* Start Dataset extract *

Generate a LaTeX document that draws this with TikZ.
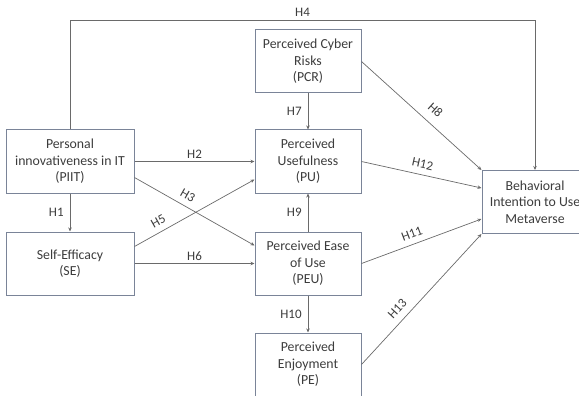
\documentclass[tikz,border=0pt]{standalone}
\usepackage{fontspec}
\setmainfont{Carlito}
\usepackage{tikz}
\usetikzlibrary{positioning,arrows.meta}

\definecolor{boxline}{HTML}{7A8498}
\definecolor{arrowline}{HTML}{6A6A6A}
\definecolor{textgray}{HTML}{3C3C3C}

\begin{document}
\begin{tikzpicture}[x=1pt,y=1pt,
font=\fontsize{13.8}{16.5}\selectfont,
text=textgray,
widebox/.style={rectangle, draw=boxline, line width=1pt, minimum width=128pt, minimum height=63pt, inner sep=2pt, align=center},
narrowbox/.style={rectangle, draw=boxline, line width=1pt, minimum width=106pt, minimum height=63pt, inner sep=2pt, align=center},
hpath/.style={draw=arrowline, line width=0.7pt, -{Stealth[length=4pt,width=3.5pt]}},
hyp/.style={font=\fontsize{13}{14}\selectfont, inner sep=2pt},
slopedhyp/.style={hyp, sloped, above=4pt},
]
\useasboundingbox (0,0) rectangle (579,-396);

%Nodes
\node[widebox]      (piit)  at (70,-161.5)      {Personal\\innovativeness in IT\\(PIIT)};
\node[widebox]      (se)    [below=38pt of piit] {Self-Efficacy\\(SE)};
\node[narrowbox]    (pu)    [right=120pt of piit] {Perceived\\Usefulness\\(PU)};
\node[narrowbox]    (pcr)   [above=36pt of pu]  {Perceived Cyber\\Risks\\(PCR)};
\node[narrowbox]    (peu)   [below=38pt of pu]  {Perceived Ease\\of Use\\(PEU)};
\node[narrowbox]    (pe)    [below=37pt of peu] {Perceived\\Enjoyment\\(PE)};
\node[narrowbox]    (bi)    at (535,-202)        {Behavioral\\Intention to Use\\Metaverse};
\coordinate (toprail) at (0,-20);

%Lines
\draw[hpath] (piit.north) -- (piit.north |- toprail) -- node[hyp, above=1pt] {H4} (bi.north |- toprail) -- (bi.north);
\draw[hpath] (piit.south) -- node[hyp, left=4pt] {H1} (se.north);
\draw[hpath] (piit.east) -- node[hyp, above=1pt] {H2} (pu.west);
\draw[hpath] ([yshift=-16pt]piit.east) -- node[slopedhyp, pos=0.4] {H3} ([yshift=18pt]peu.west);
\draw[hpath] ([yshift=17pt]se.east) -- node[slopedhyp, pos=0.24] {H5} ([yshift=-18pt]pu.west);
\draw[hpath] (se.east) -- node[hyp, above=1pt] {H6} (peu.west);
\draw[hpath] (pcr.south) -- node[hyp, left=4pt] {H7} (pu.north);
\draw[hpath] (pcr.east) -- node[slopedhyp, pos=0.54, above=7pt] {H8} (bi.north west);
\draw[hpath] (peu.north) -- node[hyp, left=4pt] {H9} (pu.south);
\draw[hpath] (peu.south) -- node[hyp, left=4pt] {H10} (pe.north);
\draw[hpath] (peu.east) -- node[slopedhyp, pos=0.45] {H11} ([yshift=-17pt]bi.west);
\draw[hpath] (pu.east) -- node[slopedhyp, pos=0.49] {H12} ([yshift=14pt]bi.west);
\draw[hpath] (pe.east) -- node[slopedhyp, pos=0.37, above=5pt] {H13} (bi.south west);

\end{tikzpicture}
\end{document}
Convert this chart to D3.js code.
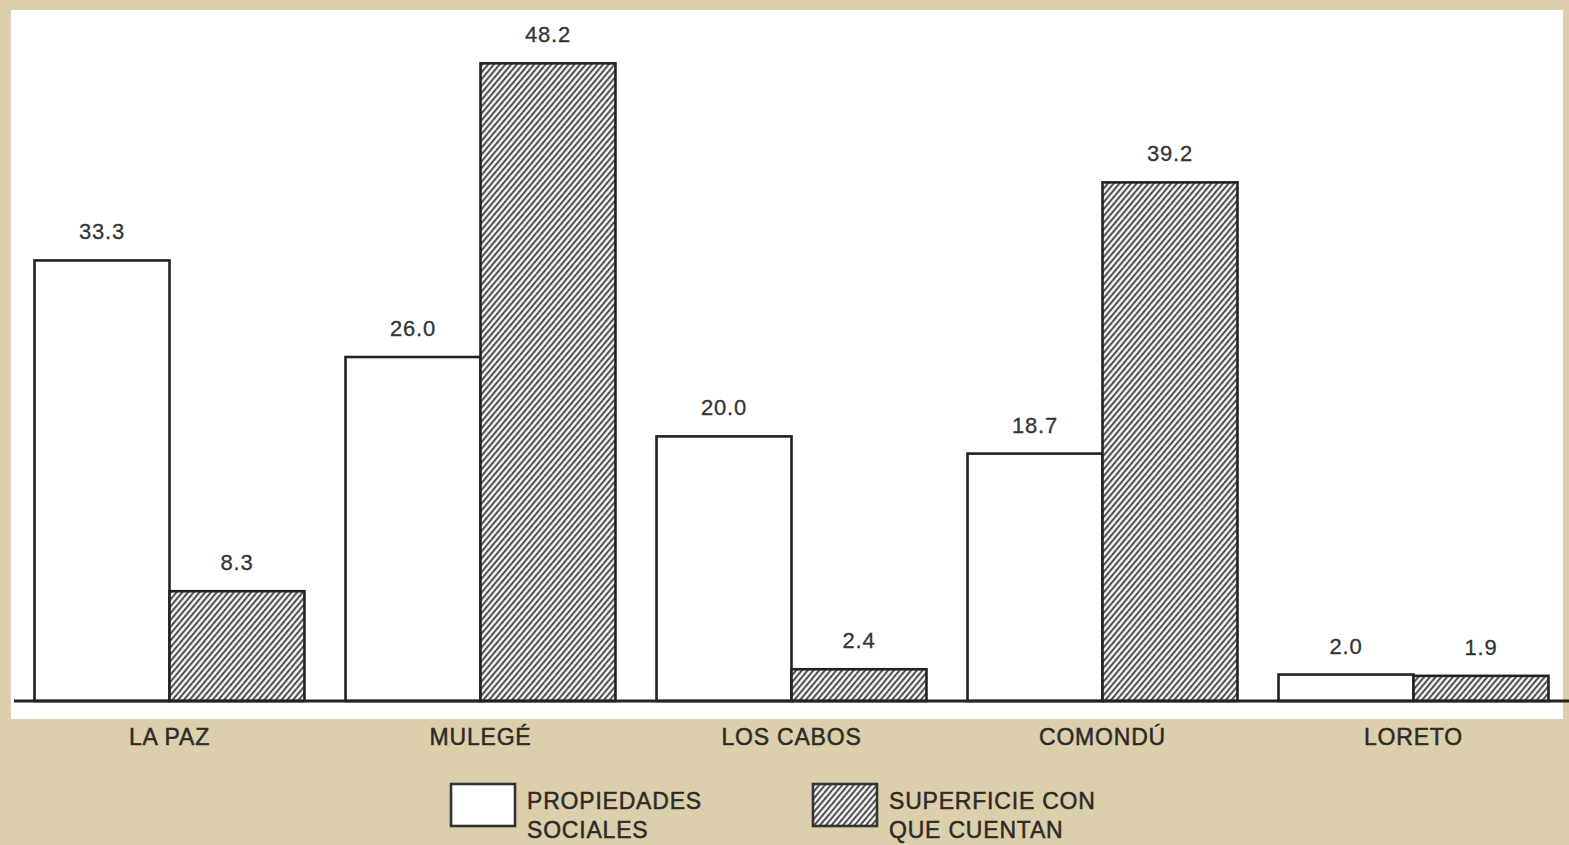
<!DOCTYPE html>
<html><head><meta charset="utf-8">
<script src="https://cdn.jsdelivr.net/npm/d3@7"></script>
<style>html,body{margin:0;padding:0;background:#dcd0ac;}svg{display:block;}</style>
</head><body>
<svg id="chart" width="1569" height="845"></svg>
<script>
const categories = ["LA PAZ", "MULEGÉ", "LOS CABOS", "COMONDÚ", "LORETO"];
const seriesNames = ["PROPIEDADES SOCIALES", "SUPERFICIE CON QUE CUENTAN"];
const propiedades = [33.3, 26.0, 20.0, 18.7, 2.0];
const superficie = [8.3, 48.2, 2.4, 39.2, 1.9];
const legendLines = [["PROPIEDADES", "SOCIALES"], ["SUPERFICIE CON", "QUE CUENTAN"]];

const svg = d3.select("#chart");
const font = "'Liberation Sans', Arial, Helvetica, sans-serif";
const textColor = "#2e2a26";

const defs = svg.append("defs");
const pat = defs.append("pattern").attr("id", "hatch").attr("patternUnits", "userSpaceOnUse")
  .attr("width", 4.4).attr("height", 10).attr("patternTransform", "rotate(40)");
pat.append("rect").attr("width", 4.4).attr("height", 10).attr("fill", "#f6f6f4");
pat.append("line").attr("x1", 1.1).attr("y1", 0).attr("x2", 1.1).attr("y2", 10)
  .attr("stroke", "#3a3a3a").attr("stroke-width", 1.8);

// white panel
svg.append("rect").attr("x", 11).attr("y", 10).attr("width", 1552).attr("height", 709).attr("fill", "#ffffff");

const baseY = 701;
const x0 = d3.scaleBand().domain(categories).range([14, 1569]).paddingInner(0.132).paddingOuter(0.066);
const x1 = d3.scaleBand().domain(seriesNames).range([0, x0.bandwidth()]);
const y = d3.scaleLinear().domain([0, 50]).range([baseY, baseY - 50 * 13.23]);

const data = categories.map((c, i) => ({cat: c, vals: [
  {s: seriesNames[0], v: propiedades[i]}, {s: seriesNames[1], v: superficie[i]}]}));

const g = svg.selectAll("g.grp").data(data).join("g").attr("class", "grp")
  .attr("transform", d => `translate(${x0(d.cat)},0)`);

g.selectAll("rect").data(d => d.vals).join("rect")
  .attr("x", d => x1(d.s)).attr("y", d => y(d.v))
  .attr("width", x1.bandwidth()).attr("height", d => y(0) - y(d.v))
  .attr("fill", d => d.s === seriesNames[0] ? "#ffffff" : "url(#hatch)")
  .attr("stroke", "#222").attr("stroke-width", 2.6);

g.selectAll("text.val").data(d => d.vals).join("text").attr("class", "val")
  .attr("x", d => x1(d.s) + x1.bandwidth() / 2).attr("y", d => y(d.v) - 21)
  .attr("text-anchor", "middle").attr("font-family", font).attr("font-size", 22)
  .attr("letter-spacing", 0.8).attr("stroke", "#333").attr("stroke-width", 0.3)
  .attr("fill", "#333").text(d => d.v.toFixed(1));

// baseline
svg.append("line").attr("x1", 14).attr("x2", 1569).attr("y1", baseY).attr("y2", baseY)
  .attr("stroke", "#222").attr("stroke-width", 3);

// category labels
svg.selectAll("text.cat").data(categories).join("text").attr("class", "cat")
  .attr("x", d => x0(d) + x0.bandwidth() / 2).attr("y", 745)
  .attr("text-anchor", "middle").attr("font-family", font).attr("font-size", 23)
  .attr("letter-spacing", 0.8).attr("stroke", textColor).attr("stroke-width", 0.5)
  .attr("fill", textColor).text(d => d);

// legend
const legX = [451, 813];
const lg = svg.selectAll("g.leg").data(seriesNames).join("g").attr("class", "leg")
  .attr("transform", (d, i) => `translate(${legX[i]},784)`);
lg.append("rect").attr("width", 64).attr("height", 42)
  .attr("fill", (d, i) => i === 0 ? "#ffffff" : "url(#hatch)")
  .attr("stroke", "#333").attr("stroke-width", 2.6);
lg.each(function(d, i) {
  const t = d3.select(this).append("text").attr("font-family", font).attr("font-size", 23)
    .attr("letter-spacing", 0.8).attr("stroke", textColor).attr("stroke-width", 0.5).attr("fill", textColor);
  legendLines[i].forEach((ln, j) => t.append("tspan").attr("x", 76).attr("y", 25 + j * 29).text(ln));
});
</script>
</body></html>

* End Dataset extract *

Written task: Exactly restate the lines from the beginning of the data through the line with "(0,0) rectangle (579,-396);", and no others, keeping pictures out.

Written answer:
Generate a LaTeX document that draws this with TikZ.
\documentclass[tikz,border=0pt]{standalone}
\usepackage{fontspec}
\setmainfont{Carlito}
\usepackage{tikz}
\usetikzlibrary{positioning,arrows.meta}

\definecolor{boxline}{HTML}{7A8498}
\definecolor{arrowline}{HTML}{6A6A6A}
\definecolor{textgray}{HTML}{3C3C3C}

\begin{document}
\begin{tikzpicture}[x=1pt,y=1pt,
font=\fontsize{13.8}{16.5}\selectfont,
text=textgray,
widebox/.style={rectangle, draw=boxline, line width=1pt, minimum width=128pt, minimum height=63pt, inner sep=2pt, align=center},
narrowbox/.style={rectangle, draw=boxline, line width=1pt, minimum width=106pt, minimum height=63pt, inner sep=2pt, align=center},
hpath/.style={draw=arrowline, line width=0.7pt, -{Stealth[length=4pt,width=3.5pt]}},
hyp/.style={font=\fontsize{13}{14}\selectfont, inner sep=2pt},
slopedhyp/.style={hyp, sloped, above=4pt},
]
\useasboundingbox (0,0) rectangle (579,-396);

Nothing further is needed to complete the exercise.